International Luxury Hotel Association
- Abbreviation: ILHA
- Formation: 2008
- Type: Nonprofit corporation
- Legal status: Non-profit association
- Purpose: To promote growth in the full-service hospitality industry by providing an unbiased source of information for owners and operators of hotels (independent and brands), cruise lines, private residences and other luxury hospitality organizations.
- Headquarters: Florida, United States
- Region served: Global
- President: Barak Hirschowitz
- Website: theilha.com

= International Luxury Hotel Association =

Nonprofit organization

The International Luxury Hotel Association (ILHA) is a nonprofit organization whose purpose is unifying and advancing the luxury hospitality industry. The association is the luxury hotel industry's influencer that reaches hotel and travel professionals through its media channels and publications. It brings together industry experts and thought leaders to answer the greatest challenges facing the luxury hotel business today.

==History==
The International Luxury Hotel Association started in 2008 as Luxury Hoteliers established by a group of 50 global luxury hotel executives and headed up by its current President Barak Hirschowitz. At that time, their purpose was to share best practices despite often being in competition with one another. It was all about transparency and keeping pace with the changing needs of luxury hotel guests. Few years after, due to the growth of the membership, it was re-established in Florida as a non-profit organization with the name International Luxury Hotel Association.

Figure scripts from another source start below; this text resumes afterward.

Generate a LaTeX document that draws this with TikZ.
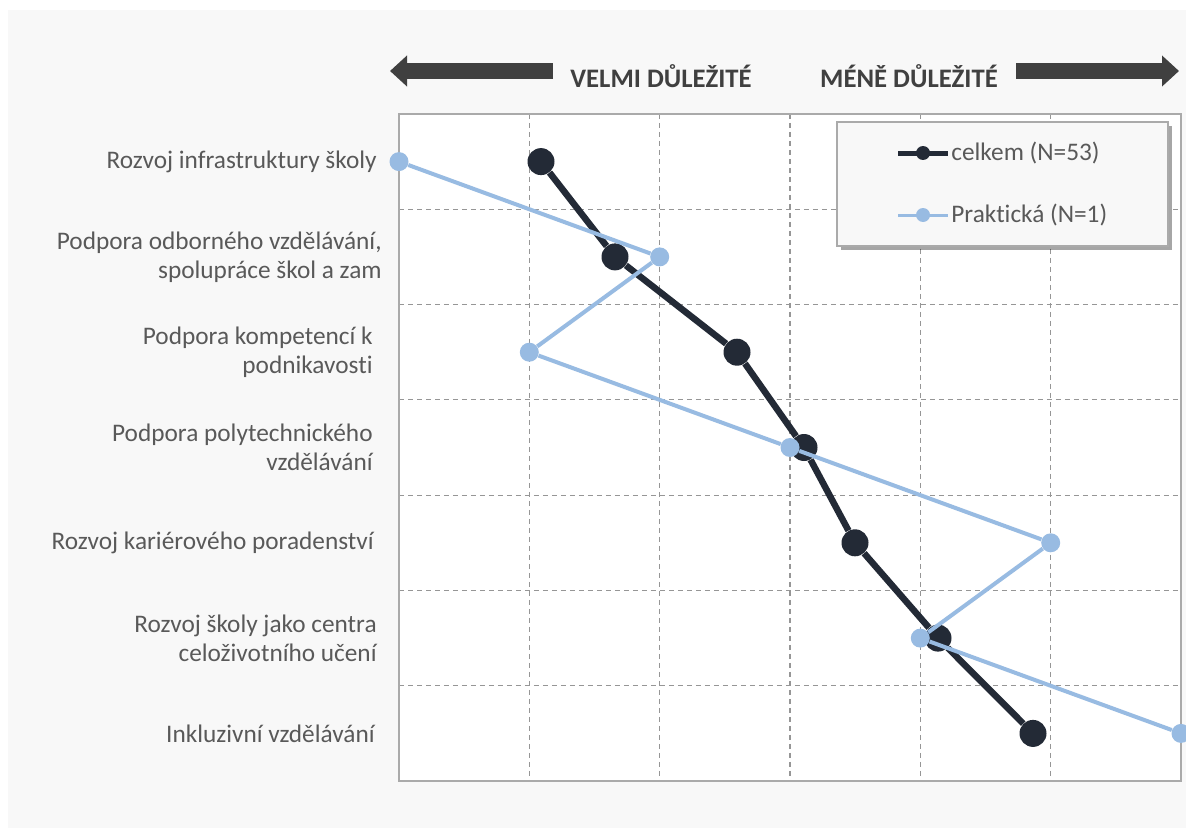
\documentclass[tikz,border=0pt]{standalone}
\usepackage{fontspec}
\setmainfont{Carlito}[Ligatures=CommonOff]
\usepackage{xcolor}
\usepackage{tikz}
\usetikzlibrary{positioning,arrows.meta,shadows}
\definecolor{CelkemNavy}{RGB}{35,42,54}
\definecolor{PraktBlue}{RGB}{152,187,226}
\definecolor{LabelGray}{RGB}{89,89,89}
\definecolor{HeadGray}{RGB}{64,64,64}
\definecolor{BackGray}{RGB}{248,248,248}
\definecolor{GridGray}{RGB}{150,150,150}
\definecolor{FrameGray}{RGB}{170,170,170}

\begin{document}
\begin{tikzpicture}[x=0.02cm, y=-0.02cm,
                % Styly bodů
                celkemdot/.style={circle, fill=CelkemNavy, minimum size=0.54cm, inner sep=0pt},
                praktdot/.style={circle, fill=PraktBlue, minimum size=0.38cm, inner sep=0pt},
                legdot/.style={circle, minimum size=0.28cm, inner sep=0pt},
                % Styly čar
                celkemline/.style={draw=CelkemNavy, line width=0.13cm},
                praktline/.style={draw=PraktBlue, line width=0.08cm},
                gridline/.style={draw=GridGray, line width=0.6pt, dash pattern=on 0.1cm off 0.08cm},
                headarrow/.style={draw=HeadGray, line width=0.32cm, -{Triangle[length=0.34cm, width=0.6cm]}},
                % Styly textů
                lbl/.style={anchor=east, align=right, inner sep=0pt, text=LabelGray, font=\fontsize{14.4}{16.4}\selectfont},
                headtext/.style={inner sep=0pt, text=HeadGray, font=\bfseries\fontsize{15.2}{18}\selectfont},
                legtext/.style={anchor=west, inner sep=0pt, text=LabelGray, font=\fontsize{14.4}{16.4}\selectfont},
                legendbox/.style={draw=FrameGray, line width=1pt, fill=BackGray, minimum width=6.62cm, minimum height=2.48cm,
                    drop shadow={shadow xshift=0.08cm, shadow yshift=-0.08cm, fill=black, opacity=0.35}}
            ]
                \useasboundingbox (0,0) rectangle (1186,828);
                \fill[white] (0,0) rectangle (1186,828);
                \fill[BackGray] (8,10) rectangle (1186,828);

                % --- ZÁHLAVÍ ---
                \node[headtext] (velmi) at (661,76) {VELMI DŮLEŽITÉ};
                \node[headtext] (mene) at (909,76) {MÉNĚ DŮLEŽITÉ};
                \coordinate (la1) at (553,71); \coordinate (la2) at (390,71);
                \coordinate (ra1) at (1016,71); \coordinate (ra2) at (1179,71);
                \draw[headarrow] (la1) -- (la2);
                \draw[headarrow] (ra1) -- (ra2);

                % --- GRAF ---
                \fill[white] (399,114) rectangle (1181,781);
                \draw[gridline] (529.3,114) -- (529.3,781); \draw[gridline] (659.7,114) -- (659.7,781);
                \draw[gridline] (790,114) -- (790,781); \draw[gridline] (920.3,114) -- (920.3,781);
                \draw[gridline] (1050.7,114) -- (1050.7,781);
                \draw[gridline] (399,209.3) -- (1181,209.3); \draw[gridline] (399,304.6) -- (1181,304.6);
                \draw[gridline] (399,399.9) -- (1181,399.9); \draw[gridline] (399,495.1) -- (1181,495.1);
                \draw[gridline] (399,590.4) -- (1181,590.4); \draw[gridline] (399,685.7) -- (1181,685.7);
                \draw[draw=FrameGray, line width=1.1pt] (399,114) rectangle (1181,781);

                % Popisky řádků
                \node[lbl] (l1) at (377,161.6) {Rozvoj infrastruktury školy};
                \node[lbl] (l2) at (382,256.9) {Podpora odborného vzdělávání,\\spolupráce škol a zam};
                \node[lbl] (l3) at (373,352.2) {Podpora kompetencí k\\podnikavosti};
                \node[lbl] (l4) at (373,447.5) {Podpora polytechnického\\vzdělávání};
                \node[lbl] (l5) at (374,542.8) {Rozvoj kariérového poradenství};
                \node[lbl] (l6) at (377,638.1) {Rozvoj školy jako centra\\celoživotního učení};
                \node[lbl] (l7) at (375,733.4) {Inkluzivní vzdělávání};

                % celkem (N=53)
                \node[celkemdot] (c1) at (541,161.6) {};
                \node[celkemdot] (c2) at (615,256.9) {};
                \node[celkemdot] (c3) at (737,352.2) {};
                \node[celkemdot] (c4) at (804,447.5) {};
                \node[celkemdot] (c5) at (855,542.8) {};
                \node[celkemdot] (c6) at (938,638.1) {};
                \node[celkemdot] (c7) at (1033,733.4) {};
                \draw[celkemline] (c1) -- (c2) -- (c3) -- (c4) -- (c5) -- (c6) -- (c7);

                % Praktická (N=1)
                \node[praktdot] (p1) at (399,161.6) {};
                \node[praktdot] (p2) at (659.7,256.9) {};
                \node[praktdot] (p3) at (529.3,352.2) {};
                \node[praktdot] (p4) at (790,447.5) {};
                \node[praktdot] (p5) at (1050.7,542.8) {};
                \node[praktdot] (p6) at (920.3,638.1) {};
                \node[praktdot] (p7) at (1181,733.4) {};
                \draw[praktline] (p1) -- (p2) -- (p3) -- (p4) -- (p5) -- (p6) -- (p7);

                % --- LEGENDA ---
                \node[legendbox] (leg) at (1002.5,184) {};
                \coordinate (lc1) at (898,153); \coordinate (lc2) at (948,153);
                \coordinate (lp1) at (898,215); \coordinate (lp2) at (948,215);
                \draw[celkemline, line width=0.1cm] (lc1) -- (lc2);
                \draw[praktline, line width=0.06cm] (lp1) -- (lp2);
                \node[legdot, fill=CelkemNavy] (lcd) at (923,153) {};
                \node[legdot, fill=PraktBlue] (lpd) at (923,215) {};
                \node[legtext, right=0.06cm of lc2] (lt1) {celkem (N=53)};
                \node[legtext, right=0.06cm of lp2] (lt2) {Praktická (N=1)};

            \end{tikzpicture}
\end{document}
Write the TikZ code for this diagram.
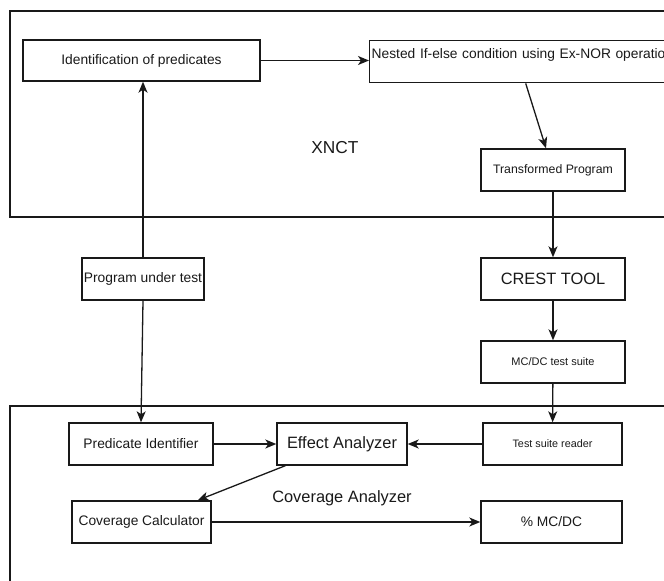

Each fall, the ILHA holds its annual INSPIRE conference. INSPIRE 2019 was held at the Four Seasons Hotel in Miami. The INSPIRE 2020 event was held virtually and 3000+ attendees. It brought together owners, operators, developers, tech providers, investors and hotel brands to explore the latest trends and date in luxury travel.

==Partnerships and services==
The International Luxury Hotel Association brings together luxury hotel experts, travel companies, industry professionals, governments and educators with the common goal of improving standards in service and design in the luxury segment of the hotel industry. The ILHA achieves these goals by organizing annual Luxury Hotel Conference, publishing its bimonthly premier magazine tagged Luxury Hotelier, and providing other resources for education, training, and networking to its members.

The ILHA has established a partnership with TrustYou; an online reputation management company, to produce the North America Guest Experience Awards. In 2015 it also established a partnership with PR Newswire to help the outfit distribute its content to the hospitality industry and also enhance the luxury hotel enterprise.